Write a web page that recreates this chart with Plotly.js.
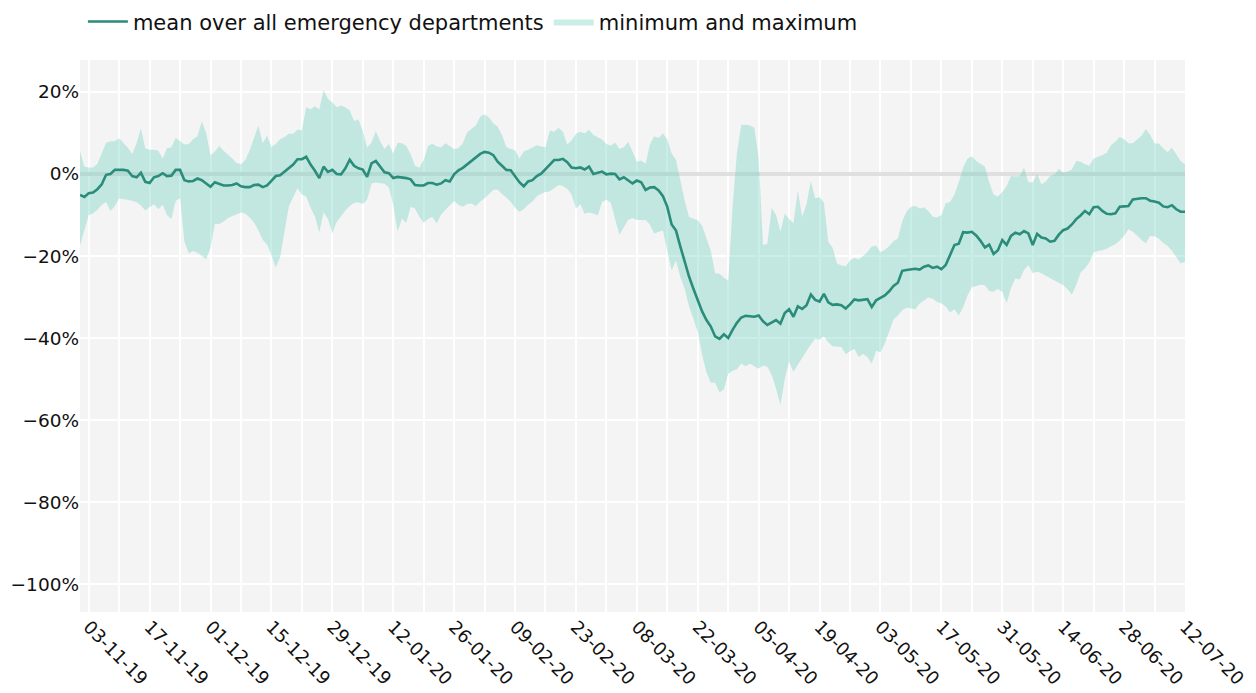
<!DOCTYPE html>
<html>
<head>
<meta charset="utf-8">
<script src="https://cdn.plot.ly/plotly-3.0.1.min.js"></script>
<style>html,body{margin:0;padding:0;background:#fff;}#chart{width:1256px;height:693px;}</style>
</head>
<body>
<div id="chart"></div>
<script>
// Daily series, first day 2019-11-01, last day 2020-07-12 (values in %)
var startDate = '2019-11-01';

var meanValues = [
-5.1,-5.6,-4.7,-4.5,-3.7,-2.5,-0.2,0.0,1.0,1.0,
1.0,0.8,-0.5,-0.8,0.3,-1.9,-2.2,-0.8,-0.5,0.2,
-0.5,-0.4,1.0,1.0,-1.5,-1.8,-1.7,-1.1,-1.5,-2.3,
-3.1,-2.0,-2.4,-2.8,-2.8,-2.7,-2.3,-3.0,-3.2,-3.2,
-2.7,-2.6,-3.2,-2.8,-1.7,-0.5,-0.3,0.5,1.3,2.3,
3.6,3.6,4.2,2.3,0.8,-1.0,1.8,0.5,1.0,0.0,
-0.1,1.4,3.5,2.0,1.4,1.1,-0.7,2.6,3.2,1.8,
0.4,0.2,-1.0,-0.7,-0.8,-1.0,-1.3,-2.7,-2.8,-2.8,
-2.2,-2.2,-2.6,-2.3,-1.5,-1.8,-0.1,0.9,1.5,2.4,
3.3,4.2,4.9,5.4,5.2,4.6,3.0,2.0,1.0,0.9,
-0.7,-2.0,-3.0,-1.8,-1.5,-0.5,0.1,1.2,2.3,3.4,
3.4,3.7,2.9,1.6,1.4,1.6,1.1,1.8,0.0,0.3,
0.6,-0.1,0.1,0.0,-1.3,-0.8,-1.6,-2.3,-1.6,-2.0,
-3.9,-3.3,-3.2,-4.0,-5.4,-8.0,-12.3,-13.8,-17.7,-21.5,
-25.0,-28.0,-30.8,-33.5,-35.6,-37.2,-39.6,-40.2,-39.1,-40.0,
-38.0,-36.3,-35.0,-34.6,-34.7,-34.8,-34.5,-35.9,-36.8,-36.2,
-35.6,-36.5,-33.9,-33.0,-34.8,-32.3,-32.9,-32.0,-29.4,-30.7,
-31.1,-29.2,-31.3,-31.9,-31.8,-32.0,-32.8,-31.8,-30.6,-30.8,
-30.7,-30.5,-32.4,-30.8,-30.2,-29.6,-28.6,-27.3,-26.5,-23.6,
-23.4,-23.3,-23.1,-23.3,-22.6,-22.3,-22.9,-22.6,-23.2,-22.2,
-19.5,-17.3,-17.0,-14.2,-14.3,-14.1,-15.0,-16.3,-17.9,-17.2,
-19.5,-18.6,-16.1,-17.3,-15.1,-14.3,-14.7,-13.9,-14.5,-17.3,
-14.6,-15.5,-15.7,-16.5,-16.3,-14.8,-13.7,-13.3,-12.3,-11.0,
-10.1,-9.0,-9.8,-8.1,-8.0,-9.0,-9.7,-9.8,-9.6,-8.0,
-7.9,-7.8,-6.2,-6.0,-5.9,-5.9,-6.5,-6.7,-7.0,-7.9,
-8.1,-7.6,-8.6,-9.2,-9.2
];

var maxValues = [
5.6,1.8,1.6,1.6,2.5,5.0,7.6,8.0,8.0,8.7,
7.6,6.4,4.9,7.5,11.1,6.2,5.9,5.9,5.7,3.8,
6.3,6.5,8.8,7.9,7.2,7.3,8.5,9.2,12.8,10.0,
4.6,5.5,6.8,5.7,4.8,3.8,2.7,2.4,3.4,5.8,
8.8,11.8,7.5,9.4,6.6,7.3,8.5,9.0,9.8,9.8,
10.8,10.7,16.3,15.8,16.5,15.7,20.5,18.3,17.5,16.3,
16.7,16.3,15.5,12.9,13.3,10.5,6.4,7.7,10.4,8.0,
6.1,7.3,5.0,7.6,7.5,6.8,4.8,2.0,1.5,3.4,
6.8,7.4,6.7,6.5,7.5,6.7,6.1,6.3,7.5,10.2,
10.9,11.8,14.0,14.6,13.8,12.4,11.5,9.5,6.5,6.1,
5.8,3.8,5.5,5.9,6.5,7.0,6.7,6.5,10.6,10.3,
11.3,10.3,7.2,8.2,9.8,10.3,9.9,10.8,9.5,9.0,
8.4,7.3,6.9,7.7,6.1,6.5,7.8,5.5,3.0,3.3,
2.5,7.2,9.2,8.8,9.9,8.5,5.0,3.4,-1.5,-6.5,
-10.5,-11.0,-11.3,-12.6,-15.5,-18.8,-24.2,-24.3,-25.3,-26.0,
-8.0,5.0,12.0,12.0,11.8,11.3,4.0,-17.3,-17.0,-8.3,
-10.0,-14.0,-9.7,-11.0,-12.0,-4.0,-10.5,-7.4,-1.7,-6.0,
-5.6,-7.0,-16.5,-18.0,-21.8,-22.3,-22.5,-21.0,-20.5,-20.8,
-20.0,-19.0,-17.7,-17.5,-19.0,-18.5,-17.6,-16.4,-15.7,-11.5,
-9.2,-8.0,-7.8,-8.4,-8.1,-9.0,-10.4,-10.6,-10.0,-7.1,
-6.8,-5.0,-2.0,1.6,3.7,4.3,3.2,2.5,1.8,-2.0,
-5.0,-5.5,-4.4,-3.0,-0.5,-0.6,-0.5,1.5,-2.0,-2.0,
0.0,-2.5,-1.8,-0.5,-0.1,1.3,0.3,0.6,1.1,3.2,
3.0,2.4,2.0,3.8,4.2,4.6,5.2,7.0,7.9,9.0,
8.5,7.5,7.5,8.4,9.3,10.9,9.5,7.5,7.4,6.3,
5.3,6.4,4.7,3.2,2.4
];

var minValues = [
-17.5,-13.5,-10.0,-9.6,-8.7,-7.5,-6.8,-9.0,-7.8,-6.0,
-6.1,-6.3,-6.5,-6.9,-7.6,-8.9,-8.1,-7.4,-8.6,-7.5,
-10.0,-11.0,-6.5,-6.0,-16.5,-19.3,-18.8,-19.2,-20.0,-20.8,
-18.0,-12.2,-12.2,-11.6,-10.7,-10.3,-9.8,-9.4,-9.7,-10.6,
-11.8,-13.7,-16.0,-17.2,-19.8,-22.8,-20.3,-14.0,-7.9,-5.6,
-3.5,-5.0,-5.5,-8.2,-10.3,-14.2,-9.3,-11.0,-14.5,-11.7,
-10.2,-8.9,-7.8,-7.0,-6.9,-7.3,-6.3,-2.3,-2.1,-2.3,
-2.4,-3.3,-7.5,-14.0,-10.9,-11.9,-8.0,-8.4,-10.4,-11.9,
-10.9,-10.5,-12.0,-9.9,-8.7,-7.6,-6.6,-7.5,-8.0,-7.3,
-7.2,-7.8,-6.7,-6.0,-4.9,-3.9,-3.8,-4.9,-5.7,-6.8,
-8.2,-9.2,-8.6,-7.5,-6.7,-5.4,-4.8,-4.4,-4.2,-3.4,
-2.7,-2.9,-3.6,-5.0,-8.5,-7.3,-9.7,-9.4,-9.6,-10.1,
-6.8,-6.3,-7.0,-11.0,-14.8,-13.0,-11.2,-10.7,-11.2,-11.2,
-11.2,-12.3,-14.5,-14.1,-13.8,-18.8,-23.5,-21.1,-25.1,-28.0,
-32.3,-35.3,-38.5,-44.0,-48.4,-50.9,-50.9,-53.3,-52.5,-48.7,
-48.0,-47.6,-46.2,-46.9,-46.2,-46.9,-47.5,-46.7,-47.0,-49.0,
-52.3,-56.3,-50.0,-45.8,-48.2,-46.5,-44.8,-43.0,-41.5,-40.2,
-40.4,-39.6,-41.0,-42.0,-42.1,-42.2,-43.9,-43.3,-42.6,-44.6,
-43.8,-44.6,-46.2,-43.1,-43.5,-41.3,-38.5,-35.5,-34.5,-33.2,
-32.6,-32.8,-33.0,-31.6,-30.8,-30.1,-30.4,-31.2,-31.6,-32.3,
-33.8,-33.0,-34.5,-32.5,-29.6,-27.6,-27.3,-27.0,-27.1,-28.5,
-28.7,-28.0,-28.8,-31.5,-27.8,-25.5,-25.7,-23.4,-22.2,-24.2,
-23.8,-24.2,-24.8,-25.4,-25.9,-26.4,-27.1,-28.1,-29.4,-27.0,
-24.0,-23.0,-21.6,-19.2,-18.8,-18.6,-18.2,-17.6,-17.1,-16.2,
-15.1,-13.5,-14.1,-15.0,-16.1,-16.9,-15.1,-15.2,-15.8,-16.8,
-17.5,-18.7,-20.2,-21.8,-21.4
];

var yTickValues = [-100, -80, -60, -40, -20, 0, 20];
var yTickLabels = ['\u2212100%', '\u221280%', '\u221260%', '\u221240%', '\u221220%', '0%', '20%'];
var seriesNames = ['mean over all emergency departments', 'minimum and maximum'];

function buildDates(start, n) {
  var out = [];
  var t0 = Date.parse(start + 'T00:00:00Z');
  for (var i = 0; i < n; i++) {
    var d = new Date(t0 + i * 86400000);
    out.push(d.toISOString().slice(0, 10));
  }
  return out;
}
var dates = buildDates(startDate, meanValues.length);

var lineColor = '#2a8c7a';
var fillColor = 'rgba(100,205,185,0.35)';
var DAY = 86400000;

var traces = [
  {
    x: dates, y: minValues, type: 'scatter', mode: 'lines',
    line: {width: 0, color: fillColor}, showlegend: false, hoverinfo: 'skip'
  },
  {
    x: dates, y: maxValues, type: 'scatter', mode: 'lines',
    fill: 'tonexty', fillcolor: fillColor,
    line: {width: 0, color: fillColor},
    name: seriesNames[1], legendrank: 2
  },
  {
    x: dates, y: meanValues, type: 'scatter', mode: 'lines',
    line: {width: 2.6, color: lineColor},
    name: seriesNames[0], legendrank: 1
  }
];

var layout = {
  width: 1256, height: 693,
  margin: {l: 80, r: 71, t: 60, b: 81},
  paper_bgcolor: '#ffffff',
  plot_bgcolor: '#f4f4f4',
  font: {family: 'DejaVu Sans, Verdana, sans-serif', size: 18, color: '#111111'},
  showlegend: true,
  legend: {
    orientation: 'h', xref: 'container', x: 0.066, xanchor: 'left',
    yref: 'container', y: 0.998, yanchor: 'top',
    font: {size: 21}, itemwidth: 40, traceorder: 'normal',
    bgcolor: 'rgba(0,0,0,0)'
  },
  xaxis: {
    type: 'date',
    range: [dates[0], dates[dates.length - 1]],
    tick0: '2019-11-03', dtick: 14 * DAY,
    tickformat: '%d-%m-%y', tickangle: 45,
    showgrid: true, gridcolor: '#ffffff', gridwidth: 2,
    minor: {dtick: 7 * DAY, tick0: '2019-11-03', showgrid: true, gridcolor: '#ffffff', gridwidth: 2},
    zeroline: false, showline: false, ticks: '',
    tickfont: {size: 18}
  },
  yaxis: {
    range: [-106.8, 27.8],
    tickmode: 'array', tickvals: yTickValues, ticktext: yTickLabels,
    showgrid: true, gridcolor: '#ffffff', gridwidth: 2,
    zeroline: true, zerolinecolor: '#e0e0e0', zerolinewidth: 4,
    showline: false, ticks: '',
    tickfont: {size: 18.5}
  }
};

Plotly.newPlot('chart', traces, layout, {displayModeBar: false, staticPlot: true});
</script>
</body>
</html>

## Short exercise
Extract, word for word, each line from the top of the data down to and including the line with "var startDate = '2019-11-01';"; skip the pictures.

## Written solution
Write a web page that recreates this chart with Plotly.js.
<!DOCTYPE html>
<html>
<head>
<meta charset="utf-8">
<script src="https://cdn.plot.ly/plotly-3.0.1.min.js"></script>
<style>html,body{margin:0;padding:0;background:#fff;}#chart{width:1256px;height:693px;}</style>
</head>
<body>
<div id="chart"></div>
<script>
// Daily series, first day 2019-11-01, last day 2020-07-12 (values in %)
var startDate = '2019-11-01';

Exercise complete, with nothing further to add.